The only other funny thing was from last week, when we had the budget meeting.  For whatever nonsensical reason, Chester ("Doc") Morris made a special appearance specifically and explicitly for the purpose of thanking the Commission for hiring Grubbs, the company that did part of our hurricane clean-up.  I think Chester thought he was thanking those five Commissioners for having hired Grubbs.  But it was the last Commission that made the contract with Grubbs, and Roxy Ross is the only remaining member of that Commission.  If you think Tracy or anyone else corrected Chester, and told him they were glad he was satisfied, but they weren't the ones to thank (except Roxy), you can forget it.  I'm telling you...  Truppman, Trump...  Coincidence?

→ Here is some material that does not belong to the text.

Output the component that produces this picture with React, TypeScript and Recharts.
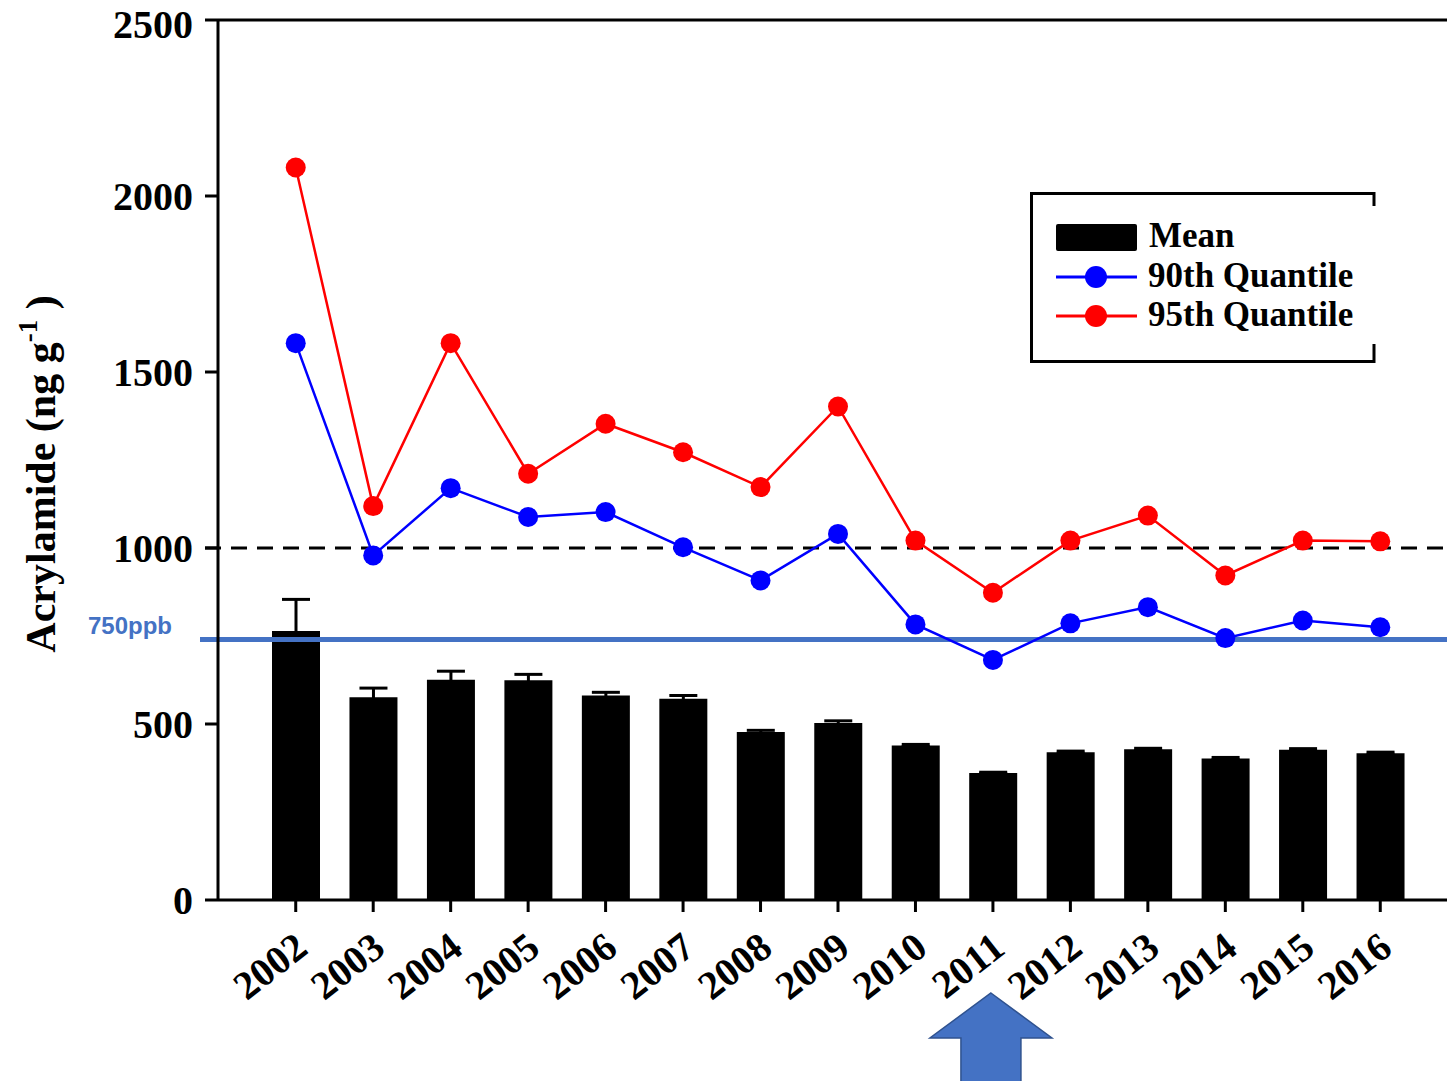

Come to think about it, there was one other comical thing from tonight.  While Tracy was trying to explain why the driveway/swale Ordinance should be written whatever way she wanted to write it, she got someone to acknowledge that there were 12 properties completely out of compliance with what was everyone's plan (until tonight).  She wanted to write an Ordinance that would satisfy those 12 properties.  As they were discussing this, Tracy and two of her dopes agreed with each other about writing an Ordinance that wouldn't threaten those 12 properties, and then they all looked at the other bobblehead: Will.  Will couldn't speak.  He probably wasn't sure what to say.  He couldn't admit that he should at least recuse himself (knowing his pals would cover him anyway), and he couldn't disclose.  His is one of the 12 properties that was never in compliance, and his sister-in-law's is another.  The fact is that preventing the Village from making him put a driveway on his property is the one and only reason Will ever wanted to be on the Commission.  And there it was, the table set for him.  He could have been graceful and open about it.  He was going to get his way anyway.  But no.